I have no idea what was going on here. But someday when I’m old this will represent the “good old days.”
In 2000, I proposed to Sarah at a B & B in Lakeside, Michigan. Got down on one knee, took her hand, the whole thing. She proposed back, rings were exchanged, and then we were just kind of like: What do we do now? We drove aimlessly along Red Arrow Highway, stopping at antique shops and talking about a future we were certain we could predict, but time did not slow down, nor did it speed up. It sort of sat there, waiting for someone to make it memorable. Eventually, we wandered back to Chicago and knocked on Sarah’s parents’ door. “Mom, Dad, we got engaged!” she blurted out before they’d even let us in the front door.
“That’s terrific,” her mother said. “We bought a new refrigerator.”

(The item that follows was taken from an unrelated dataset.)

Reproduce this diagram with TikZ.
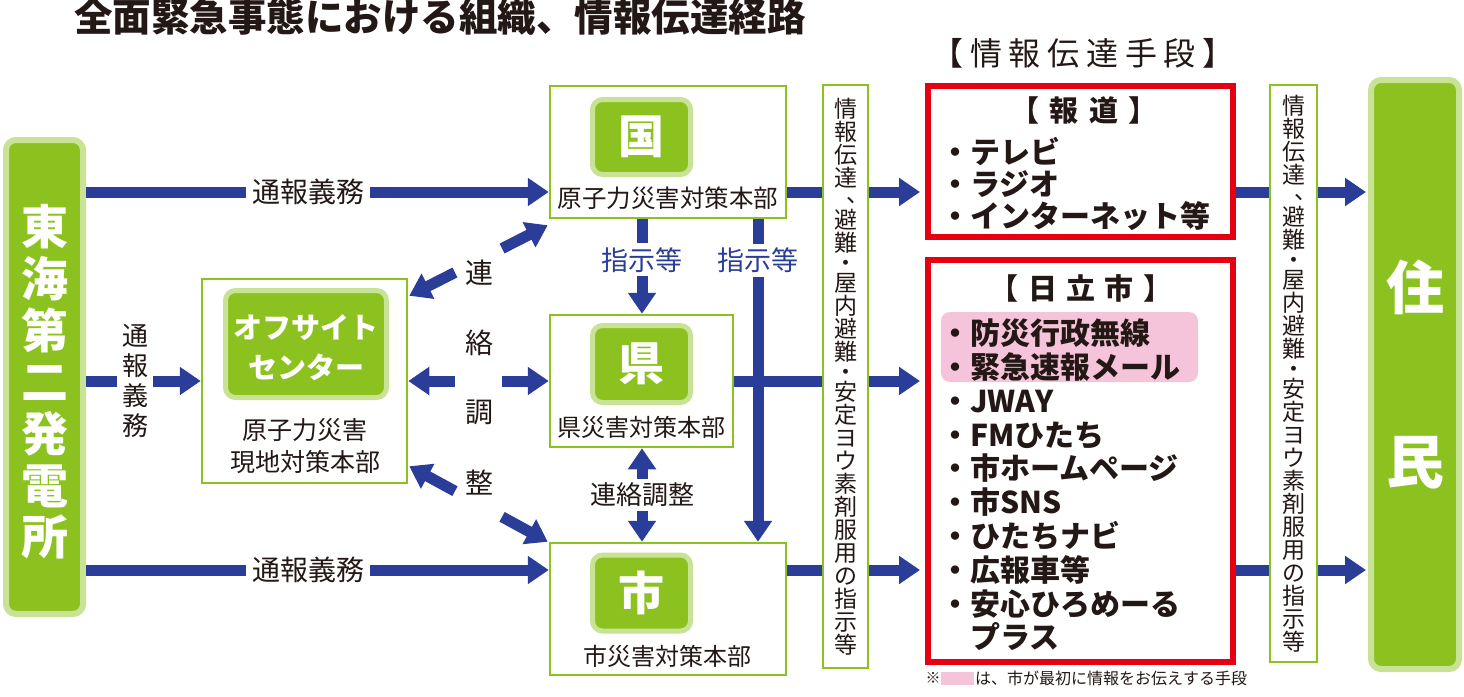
\documentclass[tikz,border=0pt]{standalone}
\usepackage{fontspec}
\setmainfont{Noto Sans CJK JP}
\usetikzlibrary{arrows.meta,calc}
\definecolor{grn}{HTML}{8CC21F}
\definecolor{lgrn}{HTML}{C8E296}
\definecolor{blu}{HTML}{2A3D98}
\definecolor{rd}{HTML}{E50012}
\definecolor{pnk}{HTML}{F5C4DA}
\definecolor{ink}{HTML}{231815}
\newcommand\fz[2]{\fontsize{#1pt}{#2pt}\selectfont}
\makeatletter
\def\vt@comma{、}
\def\vt@dot{・}
\newcommand\vtxt[3]{\vbox{\fontsize{#1}{#2}\selectfont\baselineskip=#2\relax
  \lineskiplimit=-\maxdimen\lineskip=0pt
  \@tfor\vt@c:=#3\do{\vt@cell}}}
\def\vt@cell{%
  \ifx\vt@c\vt@comma
    \kern-2pt\hbox to 1em{\kern0.55em\raisebox{0.2em}{、}\hss}\kern-2pt
  \else\ifx\vt@c\vt@dot
    \kern-3pt\hbox to 1em{\hss・\hss}\kern-3pt
  \else
    \hbox to 1em{\hss\vt@c\hss}%
  \fi\fi}
\makeatother
\tikzset{
  frame/.style={draw=grn, line width=2.5pt, fill=white, inner sep=0pt},
  gbox/.style={draw=lgrn, line width=5pt, fill=grn, rounded corners=10pt, inner sep=0pt},
  wtxt/.style={text=white, font=\bfseries, inner sep=0pt},
  redbox/.style={draw=rd, line width=6pt, inner sep=0pt},
  flow/.style={draw=blu, line width=11pt, ->},
  lbl/.style={text=ink, inner sep=0pt},
  onln/.style={lbl, fill=white, inner xsep=6pt, inner ysep=4pt},
}
\begin{document}
\begin{tikzpicture}[x=1pt,y=-1pt,>={Triangle[width=27pt,length=21pt]}]
\useasboundingbox (0,0) rectangle (1464,696);

% title
\node[lbl,font=\bfseries\fz{38.5}{42}] (title) at (440,17) {全面緊急事態における組織、情報伝達経路};

% power plant
\node[gbox, line width=6pt, minimum width=77, minimum height=474] (plant) at (44.5,377) {};
\node[wtxt] (plantTxt) at (44.5,382) {\vtxt{47pt}{51.7pt}{東海第二発電所}};

% offsite centre
\node[frame, minimum width=205, minimum height=204] (offsite) at (304.5,381) {};
\node[gbox, minimum width=161, minimum height=107] (offsq) at (306,344) {};
\node[wtxt, font=\bfseries\fz{29}{40}, align=center] (offTxt) at (306,348) {オフサイト\\センター};
\node[lbl, font=\fz{25}{32}, align=center] (offName) at (305,446) {原子力災害\\現地対策本部};

% kuni
\node[frame, minimum width=236, minimum height=132] (kuni) at (668,152) {};
\node[gbox, minimum width=98, minimum height=75] (kunisq) at (641.5,137) {};
\node[wtxt, font=\bfseries\fz{46}{46}] (kuniChar) at (kunisq) {国};
\node[lbl, font=\fz{24.5}{28}] (kuniName) at (668,198) {原子力災害対策本部};

% ken
\node[frame, minimum width=183, minimum height=132] (ken) at (641.5,381) {};
\node[gbox, minimum width=98, minimum height=77] (kensq) at (641.5,364) {};
\node[wtxt, font=\bfseries\fz{46}{46}] (kenChar) at (kensq) {県};
\node[lbl, font=\fz{24}{28}] (kenName) at (641,427) {県災害対策本部};

% shi
\node[frame, minimum width=236, minimum height=132] (shi) at (668,609) {};
\node[gbox, minimum width=98, minimum height=76] (shisq) at (641.5,593) {};
\node[wtxt, font=\bfseries\fz{46}{46}] (shiChar) at (shisq) {市};
\node[lbl, font=\fz{24}{28}] (shiName) at (667,656) {市災害対策本部};

% information means
\node[lbl, font=\fz{32}{34}\addfontfeatures{LetterSpace=21}] (infoHead) at (1083,53) {【情報伝達手段】};

\node[redbox, minimum width=305, minimum height=151] (hodo) at (1080.5,161.5) {};
\node[lbl, font=\bfseries\fz{29}{32}\addfontfeatures{LetterSpace=36}] (hodoHead) at (1084,110) {【報道】};
\node[lbl, anchor=west, align=left, font=\bfseries\fz{30}{32}] (hodoList) at (940,184) {・テレビ\\・ラジオ\\・インターネット等};

\node[redbox, minimum width=305, minimum height=402] (hitachi) at (1080.5,461) {};
\node[fill=pnk, rounded corners=9pt, minimum width=257, minimum height=70, inner sep=0pt] (pinkbg) at (1069.5,347) {};
\node[lbl, font=\bfseries\fz{29}{32}\addfontfeatures{LetterSpace=32}] (hitHead) at (1081,288) {【日立市】};
\node[lbl, anchor=west, align=left, font=\bfseries\fz{30}{33.8}] (hitList) at (940,485)
  {・防災行政無線\\・緊急速報メール\\・JWAY\\・FMひたち\\・市ホームページ\\・市SNS\\・ひたちナビ\\・広報車等\\・安心ひろめーる\\\hspace*{1em}プラス};

% footnote
\node[lbl, font=\fz{15}{16}] (fnMark) at (933,678) {※};
\node[fill=pnk, minimum width=33, minimum height=13, inner sep=0pt] (fnPink) at (957.5,678) {};
\node[lbl, anchor=west, font=\fz{16}{17}] (fnText) at (975,678) {は、市が最初に情報をお伝えする手段};

% residents
\node[gbox, line width=6pt, minimum width=88, minimum height=589] (jumin) at (1415,374.5) {};
\node[wtxt, font=\bfseries\fz{58}{58}] (ju) at (1415,287) {住};
\node[wtxt, font=\bfseries\fz{58}{58}] (mn) at (1415,463) {民};

% helper coordinates
\coordinate (yA) at (0,192);
\coordinate (yB) at (0,381);
\coordinate (yC) at (0,570);
\coordinate (xL1) at (642,0);
\coordinate (xL2) at (758,0);

% reporting duty arrows
\draw[flow] (plant.east |- yA) -- node[onln, pos=0.48, font=\fz{28}{30}] (lblA) {通報義務} (kuni.west |- yA);
\draw[flow] (plant.east |- yB) -- node[onln, pos=0.43, inner xsep=5pt, inner ysep=2pt] (lblB) {\vtxt{26pt}{30pt}{通報義務}} (offsite.west);
\draw[flow] (plant.east |- yC) -- node[onln, pos=0.48, font=\fz{28}{30}] (lblC) {通報義務} (shi.west |- yC);

% liaison arrows around offsite centre
\coordinate (hA) at ($(offsite.east)!0.33!(ken.west)$);
\coordinate (hB) at ($(offsite.east)!0.67!(ken.west)$);
\draw[flow] (hA) -- (offsite.east);
\draw[flow] (hB) -- (ken.west);

\coordinate (dUa) at ([shift={(1,18)}]offsite.north east);
\coordinate (dUb) at ([shift={(-1,6)}]kuni.south west);
\coordinate (dU1) at ($(dUa)!0.33!(dUb)$);
\coordinate (dU2) at ($(dUa)!0.67!(dUb)$);
\draw[flow] (dU1) -- (dUa);
\draw[flow] (dU2) -- (dUb);

\coordinate (dLa) at ([shift={(1,-18)}]offsite.south east);
\coordinate (dLb) at ([shift={(-1,0)}]shi.north west);
\coordinate (dL1) at ($(dLa)!0.33!(dLb)$);
\coordinate (dL2) at ($(dLa)!0.67!(dLb)$);
\draw[flow] (dL1) -- (dLa);
\draw[flow] (dL2) -- (dLb);

\node[lbl, font=\fz{28}{30}] (c1) at (479,273) {連};
\node[lbl, font=\fz{28}{30}] (c2) at (479,343) {絡};
\node[lbl, font=\fz{28}{30}] (c3) at (479,412) {調};
\node[lbl, font=\fz{28}{30}] (c4) at (479,483) {整};

% instructions
\draw[flow] (kuni.south -| xL1) -- node[onln, pos=0.43, text=blu, font=\fz{27}{30}] (lblS1) {指示等} (ken.north -| xL1);
\draw[flow] (kuni.south -| xL2) -- node[onln, pos=0.127, text=blu, font=\fz{27}{30}] (lblS2) {指示等} (shi.north -| xL2);
\draw[flow, <->] (ken.south -| xL1) -- node[onln, font=\fz{26}{30}] (lblKS) {連絡調整} (shi.north -| xL1);

% to information means and residents
\draw[flow] (kuni.east |- yA) -- ($(hodo.west |- yA)+(-5,0)$);
\draw[flow] (ken.east |- yB) -- ($(hitachi.west |- yB)+(-5,0)$);
\draw[flow] (shi.east |- yC) -- ($(hitachi.west |- yC)+(-5,0)$);
\draw[flow] (hodo.east |- yA) -- ($(jumin.west |- yA)+(-2,0)$);
\draw[flow] (hitachi.east |- yC) -- ($(jumin.west |- yC)+(-2,0)$);

% vertical message boxes
\node[frame, text=ink, minimum width=45, minimum height=583] (vb1) at (845.5,376.5)
  {\vtxt{23pt}{23pt}{情報伝達、避難・屋内避難・安定ヨウ素剤服用の指示等}};
\node[frame, text=ink, minimum width=47, minimum height=577] (vb2) at (1293.5,373.5)
  {\vtxt{23pt}{23pt}{情報伝達、避難・屋内避難・安定ヨウ素剤服用の指示等}};
\end{tikzpicture}
\end{document}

The next few days were even more anticlimactic. For 48 hours, I couldn’t locate my mom, because she was away on business and had no idea how to answer her cell phone. By the time I got her, even I had lost interest in my news.
I remember feeling disappointed, not with the engagement, but with The Moment. Years later, I still think about it. Big things happen, and you can’t make them magic any more than you can make it start raining. And sometimes the knowledge of what’s happening—This is a big moment! I’m going to remember it forever!—is enough to taint it, like when someone tries to shoot a video, and the presence of the camera changes everything because it makes you self-conscious and weird.

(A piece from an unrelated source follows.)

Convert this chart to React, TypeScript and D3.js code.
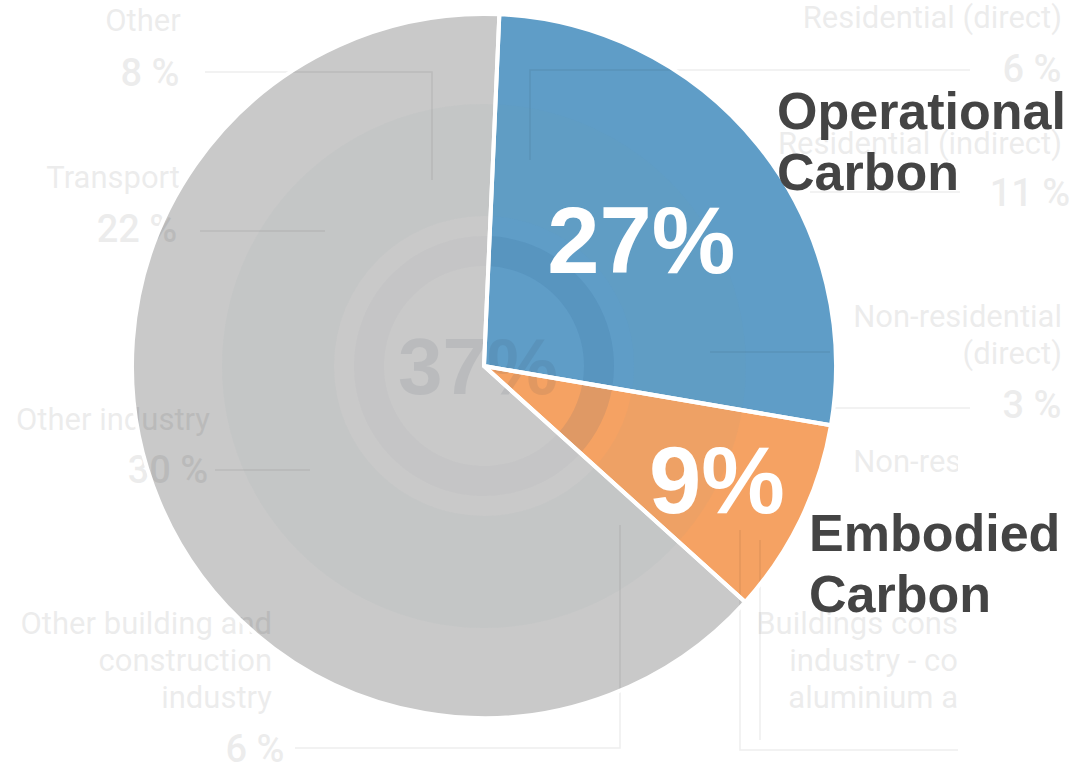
import React from "react";
import * as d3 from "d3";

const categories = ["Operational Carbon", "Embodied Carbon", "Other sectors"];
const values = [27, 9, 64];
const sliceLabels = ["27%", "9%", ""];
const sliceColors = ["#5f9dc7", "#f5a263", "#c9c9c9"];
const calloutLines = [["Operational", "Carbon"], ["Embodied", "Carbon"], []];

// faded background infographic (left and right annotation labels)
const bgNames = [
  "Other", "Transport", "Other industry", "Other building and|construction|industry",
  "Residential (direct)", "Residential (indirect)", "Non-residential|(direct)", "Non-residential|(i",
  "Buildings cons|industry - co|aluminium a",
];
const bgValues = ["8 %", "22 %", "30 %", "6 %", "6 %", "11 %", "3 %", "", ""];

const W = 1074;
const H = 766;
const cx = 484;
const cy = 366;
const R = 352;
const startDeg = 2.5;

export default function App() {
  const pie = d3
    .pie<number>()
    .sort(null)
    .value((d) => d)
    .startAngle((startDeg * Math.PI) / 180)
    .endAngle((startDeg * Math.PI) / 180 + 2 * Math.PI);
  const arcs = pie(values);
  const arc = d3.arc<d3.PieArcDatum<number>>().innerRadius(0).outerRadius(R);
  const labelR = [202, 259, 0];

  const faintFill = "#000";
  const fontBg = "Roboto, 'Liberation Sans', sans-serif";

  // faint background layout (annotation positions)
  const bgPos = [
    { x: 143, y: 31, ax: "middle", vx: 150, vy: 86 },
    { x: 180, y: 188, ax: "end", vx: 137, vy: 242 },
    { x: 210, y: 430, ax: "end", vx: 168, vy: 483 },
    { x: 272, y: 634, ax: "end", vx: 255, vy: 762 },
    { x: 1062, y: 28, ax: "end", vx: 1032, vy: 82 },
    { x: 1062, y: 154, ax: "end", vx: 1030, vy: 206 },
    { x: 1062, y: 327, ax: "end", vx: 1032, vy: 418 },
    { x: 1062, y: 472, ax: "end", vx: 0, vy: 0 },
    { x: 958, y: 634, ax: "end", vx: 0, vy: 0 },
  ];
  const bgLines = [
    "M205,72H432V180",
    "M200,231H325",
    "M215,470H310",
    "M295,748H620V525",
    "M970,70H530V160",
    "M960,192H810",
    "M970,408H835",
    "M830,352H710",
    "M740,530V750H958",
    "M760,540V740",
  ];

  const a0 = arcs[0].startAngle;
  const a1 = arcs[1].endAngle;

  return (
    <svg
      width={W}
      height={H}
      viewBox={`0 0 ${W} ${H}`}
      style={{ position: "absolute", left: 0, top: 0, background: "#fff" }}
    >
      <rect x={0} y={0} width={W} height={H} fill="#fff" />
      <g transform={`translate(${cx},${cy})`}>
        {arcs.map((a, i) => (
          <path key={categories[i]} d={arc(a) || ""} fill={sliceColors[i]} />
        ))}
        {/* faint inner rings from background infographic */}
        <path
          d={d3.arc()({ innerRadius: 150, outerRadius: 262, startAngle: 0, endAngle: 2 * Math.PI }) || ""}
          fill="#7a9aa0"
          opacity={0.05}
        />
        <path
          d={d3.arc()({ innerRadius: 100, outerRadius: 130, startAngle: a0, endAngle: a1 }) || ""}
          fill="#1a4a80"
          opacity={0.1}
        />
        <path
          d={d3.arc()({ innerRadius: 100, outerRadius: 130, startAngle: a1, endAngle: a0 + 2 * Math.PI }) || ""}
          fill="#5a6a70"
          opacity={0.03}
        />
        <text
          x={-6}
          y={28}
          textAnchor="middle"
          fontFamily="'Liberation Sans', Arial, sans-serif"
          fontWeight="bold"
          fontSize={80}
          fill="#2a3a50"
          opacity={0.09}
        >
          37%
        </text>
      </g>
      {/* faint annotation lines */}
      {bgLines.map((d, i) => (
        <path key={"l" + i} d={d} fill="none" stroke="#000" strokeOpacity={0.07} strokeWidth={1.5} />
      ))}
      {/* faint annotation texts */}
      {bgNames.map((name, i) => {
        const p = bgPos[i];
        const lines = name.split("|");
        return (
          <g key={"t" + i}>
            {lines.map((ln, j) => (
              <text
                key={j}
                x={p.x}
                y={p.y + j * 37}
                textAnchor={p.ax as any}
                fontFamily={fontBg}
                fontSize={31}
                fill={faintFill}
                opacity={0.07}
              >
                {ln}
              </text>
            ))}
            {bgValues[i] && (
              <text
                x={p.vx}
                y={p.vy}
                textAnchor="middle"
                fontFamily={fontBg}
                fontWeight={500}
                fontSize={38}
                fill={faintFill}
                opacity={0.07}
              >
                {bgValues[i]}
              </text>
            )}
          </g>
        );
      })}
      <g transform={`translate(${cx},${cy})`}>
        {arcs.map((a, i) => (
          <path
            key={"s" + i}
            d={arc(a) || ""}
            fill="none"
            stroke="#fff"
            strokeWidth={4}
            strokeLinejoin="round"
          />
        ))}
        {arcs.map((a, i) => {
          if (!sliceLabels[i]) return null;
          const c = d3.arc<d3.PieArcDatum<number>>().innerRadius(0).outerRadius(labelR[i] * 2).centroid(a);
          return (
            <text
              key={"p" + i}
              x={c[0]}
              y={c[1]}
              dy="0.36em"
              textAnchor="middle"
              fontFamily="'Liberation Sans', Arial, sans-serif"
              fontWeight="bold"
              fontSize={94}
              fill="#fff"
            >
              {sliceLabels[i]}
            </text>
          );
        })}
      </g>
      {/* white box behind embodied callout */}
      <rect x={958} y={440} width={116} height={326} fill="#fff" />
      {calloutLines.map((lines, i) =>
        lines.length ? (
          <text
            key={"c" + i}
            fontFamily="'Liberation Sans', Arial, sans-serif"
            fontWeight="bold"
            fontSize={52}
            fill="#444"
          >
            {lines.map((ln, j) => (
              <tspan key={j} x={i === 0 ? 777 : 809} y={(i === 0 ? 129 : 551) + j * 61}>
                {ln}
              </tspan>
            ))}
          </text>
        ) : null
      )}
    </svg>
  );
}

Life-changing events occur, like engagements and car accidents and this, and I sleepwalk through them. Instead of losing myself in the moment, like the Sage of Detroit advised, I view the moment from a safe distance like a passive observer watching a movie. This movie just happens to be my life. Which doesn’t have the dramatic arc of 8 Mile.
Pregnancy is another thing entirely. It’s a Big Moment that goes on and on, and no one can possibly sustain excitement for that long. God knows I try. “This is the last time my wife will be pregnant,” I think. “I should be remembering every detail!” But the thrill of feeling that first kick in Sarah’s belly, or watching my five-year-old boy gently whispering words of encouragement to whatever’s in that belly, quickly get lost in the shuffle, because when those moments pass, and the World’s Dumbest Dog has just peed on the rug again and I still have seven boxes of IKEA-related projects waiting for me, it’s irrelevant how I feel about such details. The world keeps spinning.
Oscar Levant once said, “Happiness isn’t something you experience; it’s something you remember.” So while I should be finding some meaning in all this, I’ll probably only find it meaningful the way human beings are built to find anything in life meaningful: in retrospect.